I have been crying “foul” on the voter ID law since it was first proposed in Tennessee. Now, an election law expert in Washington has expressed alarm at the number of states enacting such laws. The Tennessee law took effect July 1 this year.
In a U.S. Supreme Court challenge to an Indiana voter ID law, 250 cases of alleged voter fraud cited, only nine involved a person allegedly voting under someone else’s name.
Across the country, the situation is essentially the same. Even where there is some evidence of voter fraud, it rarely involved someone voting under an assumed identity. Voter fraud most often involves vote buying, ballot-box stuffing, absentee ballots, or felons voting in situations prohibited by state election laws. Voter ID laws don’t address any of those problems.

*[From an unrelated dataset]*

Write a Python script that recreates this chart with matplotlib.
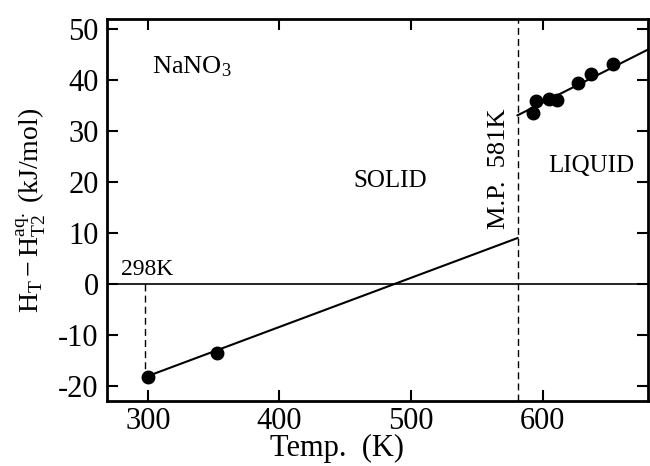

As I pointed out previously, the local election commissioner told me that her office is getting better communication from the courts system in providing names of felons who should be removed from voter lists. That system has its own flaws, but the voter ID law won’t help it as Sen. Bill Kitron insists it will.
Across the nation, it is clear that voter ID laws most likely will disenfranchise blacks, Hispanics, senior citizens, persons with disabilities, and the poor. Blacks faced poll taxes before in our history, especially in the south. The poor also were most likely impacted by poll taxes and voter competency tests early in the last century. Senior citizens generally have the highest percentage of voters of any age group.
Guys like Bill Kitron and his comrade Jim Tracy are convinced that anyone of Hispanic descent is an illegal alien. As Tracy said in his single-plank campaign platform, “If we don’t stop them, they will just keep coming.”
Voting is a right that shouldn’t be unnecessarily encumbered. When it is, there usually is a reason behind the hurdle that has noting to do with the voter’s eligibility.